6 Great Ways To Hedge Your Portfolio From The Pending Market Crash
Introduction – Hedging Your Portfolio
Hedging your portfolio from the pending market crash. The overall stock market is currently significantly overvalued. However, not all stocks are overvalued. Therefore, there are good companies at attractive valuations to be found. But most importantly, all bull markets eventually end with a bear market, and the market’s current long-running bull market is no exception. Of course, the opposite is always true, all bear markets end with a bull market. But the good news is that bear markets tend to be short in duration, while bull markets last for considerably longer periods of time. But the one we are in is one of the longest on record, but like all bull markets will inevitably come to an end.

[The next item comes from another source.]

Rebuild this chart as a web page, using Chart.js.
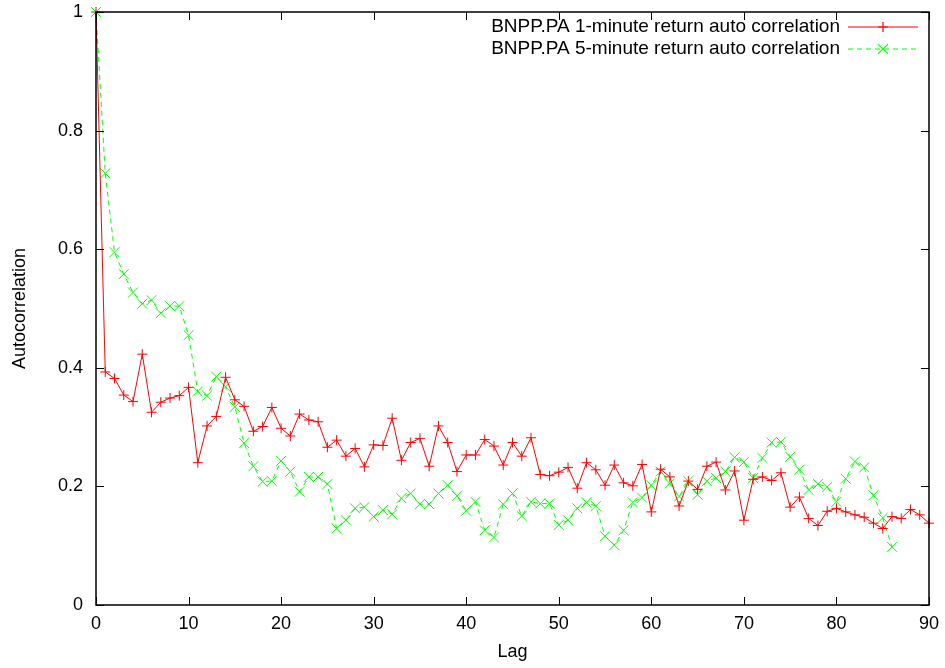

Since investors know this either by knowledge or intuition, there is a strong desire for people to want to hedge their portfolio against the market collapse. From my long experience, the problem with hedges are that they rarely work as expected. Short-term price volatility is simply too unpredictable. Nevertheless, there are ways that prudent and intelligent investors can protect themselves from market crashes. In this video I will cover 6 that I consider to be the best and most important.
6 Ways to Hedge Your Portfolio:
- Number 1: always exercise the discipline to only invest in a stock when it offers a margin of safety.
- Number 2: invest in the business and not the stock.
- Number 3: invest for the long-term and avoid knee-jerk reactions to short-term price volatility.
- Number 4: if retired or risk-averse, invest in dividend paying stocks.
- Number 5: engage in constant due diligence and monitoring of the fundamentals.
- Number 6: diversify properly but not too much or too little.